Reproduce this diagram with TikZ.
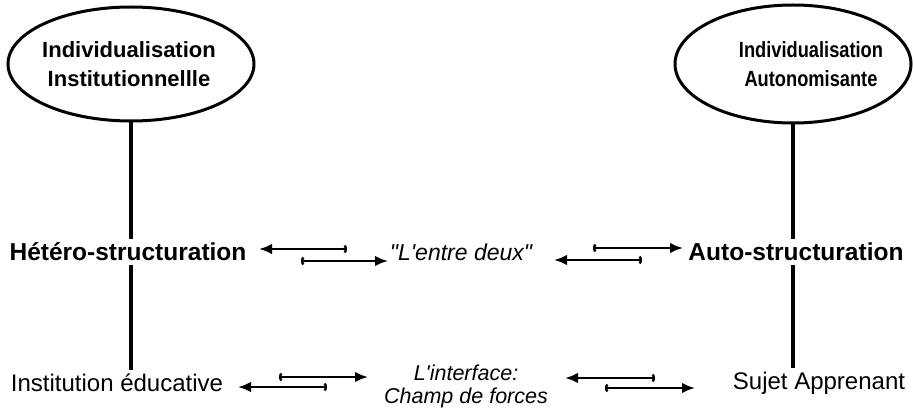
\documentclass[tikz,border=0pt]{standalone}
\usepackage{fontspec}
\setmainfont{Liberation Sans}[Ligatures=TeXOff]
\usetikzlibrary{arrows.meta,shapes.geometric}

\tikzset{
  pole/.style={ellipse, draw, line width=3pt, inner sep=0pt},
  poletext/.style={align=center, font=\fontsize{22}{29}\selectfont\bfseries},
  boldlabel/.style={font=\fontsize{24.5}{29}\selectfont\bfseries, inner sep=4pt},
  plainlabel/.style={font=\fontsize{24}{29}\selectfont, inner sep=4pt},
  midlabel/.style={font=\fontsize{23}{24}\selectfont\itshape, align=center, inner sep=4pt},
  stem/.style={line width=3.2pt},
  flow/.style={line width=2.3pt,
    {Arc Barb[length=2.5pt,width=9pt]}-{Latex[length=13pt,width=10.5pt]}}
}

\begin{document}
\begin{tikzpicture}[x=1pt,y=-1pt]
\useasboundingbox (0,0) rectangle (914,409);

% the two poles of individualisation
\node[pole, minimum width=246pt, minimum height=114pt] (inst) at (131,64) {};
\node[poletext] (instt) at (129,64) {Individualisation\\Institutionnellle};
\node[pole, minimum width=236pt, minimum height=118pt] (auto) at (793,64) {};
\node[poletext] (autot) at (811,64)
  {\scalebox{0.83}[1]{Individualisation}\\\scalebox{0.83}[1]{Autonomisante}};

% structuration row
\node[boldlabel] (hetero) at (128,252) {Hétéro-structuration};
\node[boldlabel] (autost) at (796,252) {Auto-structuration};
\node[midlabel] (entre) at (461,252) {"L'entre deux"};

% bottom row
\node[plainlabel] (ecole) at (117,383) {Institution éducative};
\node[plainlabel] (sujet) at (819,383) {Sujet Apprenant};
\node[midlabel, font=\fontsize{21.5}{23}\selectfont\itshape] (champ) at (466,386)
  {L'interface:\\Champ de forces};

% vertical stems
\draw[stem] (inst.south) -- (inst.south |- hetero.north);
\draw[stem] (inst.south |- hetero.south) -- (inst.south |- ecole.north);
\draw[stem] (auto.south) -- (auto.south |- autost.north);
\draw[stem] (auto.south |- autost.south) -- (auto.south |- sujet.north);

% exchange arrows, upper row
\coordinate (p1a) at (347,249); \coordinate (p1b) at (259,249);
\coordinate (p2a) at (301,261); \coordinate (p2b) at (388,261);
\coordinate (p3a) at (593,248); \coordinate (p3b) at (683,248);
\coordinate (p4a) at (642,260); \coordinate (p4b) at (554,260);
\draw[flow] (p1a) -- (p1b);
\draw[flow] (p2a) -- (p2b);
\draw[flow] (p3a) -- (p3b);
\draw[flow] (p4a) -- (p4b);

% exchange arrows, lower row
\coordinate (q1a) at (279,377); \coordinate (q1b) at (368,377);
\coordinate (q2a) at (327,387); \coordinate (q2b) at (238,387);
\coordinate (q3a) at (655,378); \coordinate (q3b) at (565,378);
\coordinate (q4a) at (605,388); \coordinate (q4b) at (695,388);
\draw[flow] (q1a) -- (q1b);
\draw[flow] (q2a) -- (q2b);
\draw[flow] (q3a) -- (q3b);
\draw[flow] (q4a) -- (q4b);
\end{tikzpicture}
\end{document}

§ Prompt: Do not include the images; transcribe the rest of the listing exactly.

§ Task solution:
Reproduce this diagram with TikZ.
\documentclass[tikz,border=0pt]{standalone}
\usepackage{fontspec}
\setmainfont{Liberation Sans}[Ligatures=TeXOff]
\usetikzlibrary{arrows.meta,shapes.geometric}

\tikzset{
  pole/.style={ellipse, draw, line width=3pt, inner sep=0pt},
  poletext/.style={align=center, font=\fontsize{22}{29}\selectfont\bfseries},
  boldlabel/.style={font=\fontsize{24.5}{29}\selectfont\bfseries, inner sep=4pt},
  plainlabel/.style={font=\fontsize{24}{29}\selectfont, inner sep=4pt},
  midlabel/.style={font=\fontsize{23}{24}\selectfont\itshape, align=center, inner sep=4pt},
  stem/.style={line width=3.2pt},
  flow/.style={line width=2.3pt,
    {Arc Barb[length=2.5pt,width=9pt]}-{Latex[length=13pt,width=10.5pt]}}
}

\begin{document}
\begin{tikzpicture}[x=1pt,y=-1pt]
\useasboundingbox (0,0) rectangle (914,409);

% the two poles of individualisation
\node[pole, minimum width=246pt, minimum height=114pt] (inst) at (131,64) {};
\node[poletext] (instt) at (129,64) {Individualisation\\Institutionnellle};
\node[pole, minimum width=236pt, minimum height=118pt] (auto) at (793,64) {};
\node[poletext] (autot) at (811,64)
  {\scalebox{0.83}[1]{Individualisation}\\\scalebox{0.83}[1]{Autonomisante}};

% structuration row
\node[boldlabel] (hetero) at (128,252) {Hétéro-structuration};
\node[boldlabel] (autost) at (796,252) {Auto-structuration};
\node[midlabel] (entre) at (461,252) {"L'entre deux"};

% bottom row
\node[plainlabel] (ecole) at (117,383) {Institution éducative};
\node[plainlabel] (sujet) at (819,383) {Sujet Apprenant};
\node[midlabel, font=\fontsize{21.5}{23}\selectfont\itshape] (champ) at (466,386)
  {L'interface:\\Champ de forces};

% vertical stems
\draw[stem] (inst.south) -- (inst.south |- hetero.north);
\draw[stem] (inst.south |- hetero.south) -- (inst.south |- ecole.north);
\draw[stem] (auto.south) -- (auto.south |- autost.north);
\draw[stem] (auto.south |- autost.south) -- (auto.south |- sujet.north);

% exchange arrows, upper row
\coordinate (p1a) at (347,249); \coordinate (p1b) at (259,249);
\coordinate (p2a) at (301,261); \coordinate (p2b) at (388,261);
\coordinate (p3a) at (593,248); \coordinate (p3b) at (683,248);
\coordinate (p4a) at (642,260); \coordinate (p4b) at (554,260);
\draw[flow] (p1a) -- (p1b);
\draw[flow] (p2a) -- (p2b);
\draw[flow] (p3a) -- (p3b);
\draw[flow] (p4a) -- (p4b);

% exchange arrows, lower row
\coordinate (q1a) at (279,377); \coordinate (q1b) at (368,377);
\coordinate (q2a) at (327,387); \coordinate (q2b) at (238,387);
\coordinate (q3a) at (655,378); \coordinate (q3b) at (565,378);
\coordinate (q4a) at (605,388); \coordinate (q4b) at (695,388);
\draw[flow] (q1a) -- (q1b);
\draw[flow] (q2a) -- (q2b);
\draw[flow] (q3a) -- (q3b);
\draw[flow] (q4a) -- (q4b);
\end{tikzpicture}
\end{document}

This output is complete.